Syria War Death Toll Hits 321,000 With Further 145,000 Missing: Monitor

Syrian conflict
A Kurdish Syrian woman walks with her child past the ruins of the town of Kobane, also known as Ain al-Arab, March 25, 2015. A Syrian war monitor says 465,000 are dead or missing in... Yasin Akgul/AFP/Getty

The war in Syria has left more than 465,000 people dead or missing, the Syrian Observatory for Human Rights (SOHR) reported Monday.

The U.K.-based monitoring group, which uses a network of sources on the ground in Syria, said that 321,000 people, including 96,000 civilians, had died as a result of the conflict since it began six tears ago. A further 145,000 are reported missing.

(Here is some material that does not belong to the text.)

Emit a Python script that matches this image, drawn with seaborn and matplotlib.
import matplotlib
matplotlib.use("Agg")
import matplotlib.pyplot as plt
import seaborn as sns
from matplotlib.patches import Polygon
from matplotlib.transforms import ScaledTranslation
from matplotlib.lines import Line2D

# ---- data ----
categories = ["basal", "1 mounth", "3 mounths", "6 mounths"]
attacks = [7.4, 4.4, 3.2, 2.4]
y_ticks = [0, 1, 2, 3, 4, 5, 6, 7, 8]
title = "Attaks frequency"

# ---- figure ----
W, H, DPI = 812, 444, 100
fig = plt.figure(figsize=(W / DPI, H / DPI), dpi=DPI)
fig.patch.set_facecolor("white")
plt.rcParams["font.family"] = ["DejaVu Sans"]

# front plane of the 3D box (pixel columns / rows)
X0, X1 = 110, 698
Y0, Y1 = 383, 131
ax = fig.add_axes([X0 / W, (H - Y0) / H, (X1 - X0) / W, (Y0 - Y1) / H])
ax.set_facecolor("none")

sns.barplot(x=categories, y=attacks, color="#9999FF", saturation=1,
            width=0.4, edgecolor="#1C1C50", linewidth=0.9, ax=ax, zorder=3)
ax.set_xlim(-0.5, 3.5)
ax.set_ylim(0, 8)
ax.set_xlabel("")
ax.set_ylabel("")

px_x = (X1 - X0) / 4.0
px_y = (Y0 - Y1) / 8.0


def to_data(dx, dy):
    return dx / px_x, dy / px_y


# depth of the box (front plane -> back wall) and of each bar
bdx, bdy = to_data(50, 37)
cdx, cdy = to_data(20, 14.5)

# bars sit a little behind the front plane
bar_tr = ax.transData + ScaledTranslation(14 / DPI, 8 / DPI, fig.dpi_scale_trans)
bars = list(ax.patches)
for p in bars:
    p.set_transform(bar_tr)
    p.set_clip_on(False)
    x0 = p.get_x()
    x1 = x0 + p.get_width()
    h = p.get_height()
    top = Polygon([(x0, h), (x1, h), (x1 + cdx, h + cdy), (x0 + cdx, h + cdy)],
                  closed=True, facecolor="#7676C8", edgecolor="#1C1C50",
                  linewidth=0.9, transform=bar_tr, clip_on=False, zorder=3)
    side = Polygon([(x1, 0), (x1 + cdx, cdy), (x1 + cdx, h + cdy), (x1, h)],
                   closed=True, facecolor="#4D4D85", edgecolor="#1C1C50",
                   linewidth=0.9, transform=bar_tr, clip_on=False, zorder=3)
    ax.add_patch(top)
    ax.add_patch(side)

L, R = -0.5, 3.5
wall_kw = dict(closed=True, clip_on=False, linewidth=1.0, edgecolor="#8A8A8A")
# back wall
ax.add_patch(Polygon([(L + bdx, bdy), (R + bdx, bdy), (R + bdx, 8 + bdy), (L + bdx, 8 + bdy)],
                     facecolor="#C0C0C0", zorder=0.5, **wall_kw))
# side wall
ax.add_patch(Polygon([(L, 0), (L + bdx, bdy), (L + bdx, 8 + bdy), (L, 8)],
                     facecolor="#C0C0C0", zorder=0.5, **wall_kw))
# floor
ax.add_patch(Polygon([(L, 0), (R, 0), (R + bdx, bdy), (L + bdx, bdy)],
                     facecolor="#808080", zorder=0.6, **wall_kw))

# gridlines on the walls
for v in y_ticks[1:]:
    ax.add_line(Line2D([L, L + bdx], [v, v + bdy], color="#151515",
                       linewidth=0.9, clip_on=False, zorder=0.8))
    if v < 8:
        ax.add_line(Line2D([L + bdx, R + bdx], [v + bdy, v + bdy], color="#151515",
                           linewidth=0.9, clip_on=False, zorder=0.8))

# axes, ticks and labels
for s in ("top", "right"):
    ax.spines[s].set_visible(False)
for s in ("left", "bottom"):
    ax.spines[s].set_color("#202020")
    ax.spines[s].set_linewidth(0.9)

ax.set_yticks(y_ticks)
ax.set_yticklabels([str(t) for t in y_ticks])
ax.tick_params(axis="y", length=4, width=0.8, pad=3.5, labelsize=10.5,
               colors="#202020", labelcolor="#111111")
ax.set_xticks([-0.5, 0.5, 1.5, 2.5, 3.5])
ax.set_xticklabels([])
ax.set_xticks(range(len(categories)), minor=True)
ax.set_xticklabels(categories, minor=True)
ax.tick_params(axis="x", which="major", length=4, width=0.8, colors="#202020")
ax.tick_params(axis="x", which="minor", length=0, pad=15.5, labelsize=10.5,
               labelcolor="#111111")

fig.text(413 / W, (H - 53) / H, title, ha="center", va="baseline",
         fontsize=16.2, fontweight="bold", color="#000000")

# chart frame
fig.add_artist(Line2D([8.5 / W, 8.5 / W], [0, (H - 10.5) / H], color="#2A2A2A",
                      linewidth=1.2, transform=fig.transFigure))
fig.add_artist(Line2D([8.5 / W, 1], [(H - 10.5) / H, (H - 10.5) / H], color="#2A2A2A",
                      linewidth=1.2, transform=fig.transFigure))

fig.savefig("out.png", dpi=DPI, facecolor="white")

The war began with anti-government protests calling for greater democracy on March 15, 2011. It has obliterated Syria's population, leaving more than half of the country's pre-war population internally or externally displaced, and has given rise to the Islamic State militant group (ISIS), chemical warfare, starvation, torture and executions.

SOHR said the regime of Syrian President Bashar al-Assad was responsible for the deaths of 83,500 civilians. It said the regime had killed more than 27,500 people in airstrikes alone, and 14,600 through torture. Reports of summary executions in Aleppo, which the regime recaptured in December 2016, also emerged.

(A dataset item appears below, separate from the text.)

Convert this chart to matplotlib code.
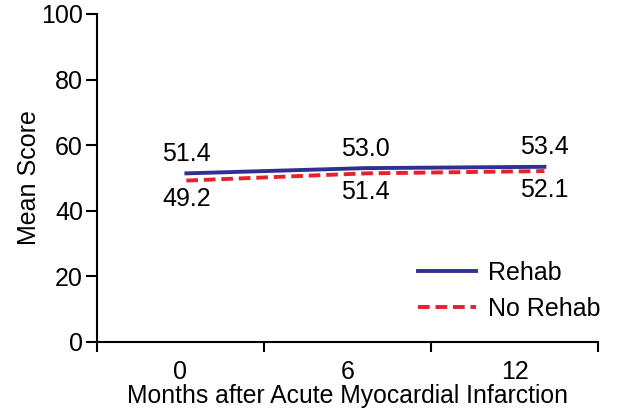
import numpy as np
import matplotlib
matplotlib.use("Agg")
from matplotlib import pyplot as plt

# data
months = [0, 6, 12]
month_labels = ["0", "6", "12"]
rehab = [51.4, 53.0, 53.4]
no_rehab = [49.2, 51.4, 52.1]

BLUE = "#2e3192"
RED = "#e8202a"

plt.rcParams["font.family"] = ["Liberation Sans", "DejaVu Sans"]

fig = plt.figure(figsize=(6.37, 4.11), dpi=100)
ax = fig.add_axes([0.152, 0.168, 0.787, 0.798])

# category axis: labels in the middle, ticks on the boundaries
n = len(months)
ax.set_xlim(-0.5, n - 0.5)
ax.set_xticks(np.arange(n))
ax.set_xticklabels(month_labels)
ax.set_xticks(np.arange(n + 1) - 0.5, minor=True)
ax.tick_params(axis="x", which="major", length=0, labelsize=18, pad=13)
ax.tick_params(axis="x", which="minor", length=7.5, width=1.5, direction="out")
ax.set_ylim(0, 100)
ax.set_yticks(np.arange(0, 101, 20))
ax.tick_params(axis="y", length=8, width=1.5, labelsize=18, pad=2)

for s in ["top", "right"]:
    ax.spines[s].set_visible(False)
for s in ["left", "bottom"]:
    ax.spines[s].set_linewidth(1.5)

ax.set_xlabel("Months after Acute Myocardial Infarction", fontsize=17.8, labelpad=0)
ax.set_ylabel("Mean Score", fontsize=18, labelpad=0)

# lines sit on a numeric month scale that is slightly offset from the categories
lx = ax.twiny()
lx.set_xlim(-3.0, 13.8)
lx.axis("off")
l1, = lx.plot(months, rehab, color=BLUE, lw=2.8, label="Rehab")
l2, = lx.plot(months, no_rehab, color=RED, lw=2.8, ls=(0, (3, 1.5)), label="No Rehab")

for m, a, b in zip(months, rehab, no_rehab):
    lx.annotate(f"{a:.1f}", (m, a), xytext=(0, 14), textcoords="offset points",
                ha="center", va="center", fontsize=18)
    lx.annotate(f"{b:.1f}", (m, b), xytext=(0, -13.5), textcoords="offset points",
                ha="center", va="center", fontsize=18)

ax.legend([l1, l2], ["Rehab", "No Rehab"], loc="lower right", frameon=False,
          fontsize=18, handlelength=2.3, handletextpad=0.5, labelspacing=0.5,
          bbox_to_anchor=(1.05, -0.005))

fig.savefig("out.png", dpi=100)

The Assad regime has denies allegations that it has killed thousands in torture prisons and used chemical weapons, such as nerve agents VX and sarin. Russia, which is supporting Assad's regime with air power, denies targeting civilians.

Observatory chief Rami Abdelrahman says the figures show the devastation the conflict has brought to the Syrian people, criticizing world leaders for a failure to act.

"The international community is now focusing on the fight with ISIS. But the revolution in Syria did not start about ISIS, it started with Syrian people whose democracy was repressed," he tells Newsweek. "Now nobody is talking about democracy, we only talk about how we fight ISIS."

Read more: Why the war in Syria is only the beginning

Abdelrahman says he prays for the day that he does not have to monitor the war anymore, and speaks of the dangers of detailing what he says are crimes of the various parties in the conflict.

"Maybe tomorrow we don't see anymore people killed, or more children killed, or people leaving the country. It's not happened but, still, we fight until we reach democracy in Syria. We must continue to work," he continues.

"We are under pressure from everybody in Syria, not only the Syrian regime or jihadists. Everybody supporting the regime is not happy when you are publishing the crimes in Syria."

Rebels, who mostly use shelling against the regime and allied forces, have been responsible for the deaths of 7,000 civilians, the monitor said.

ISIS, which still retains control of the eastern city of Raqqa and much of the eastern province of Deir Ezzor, has killed more than 3,700 civilians. The U.S.-led coalition has killed 920 civilians and Turkey more than 500 civilians, SOHR said.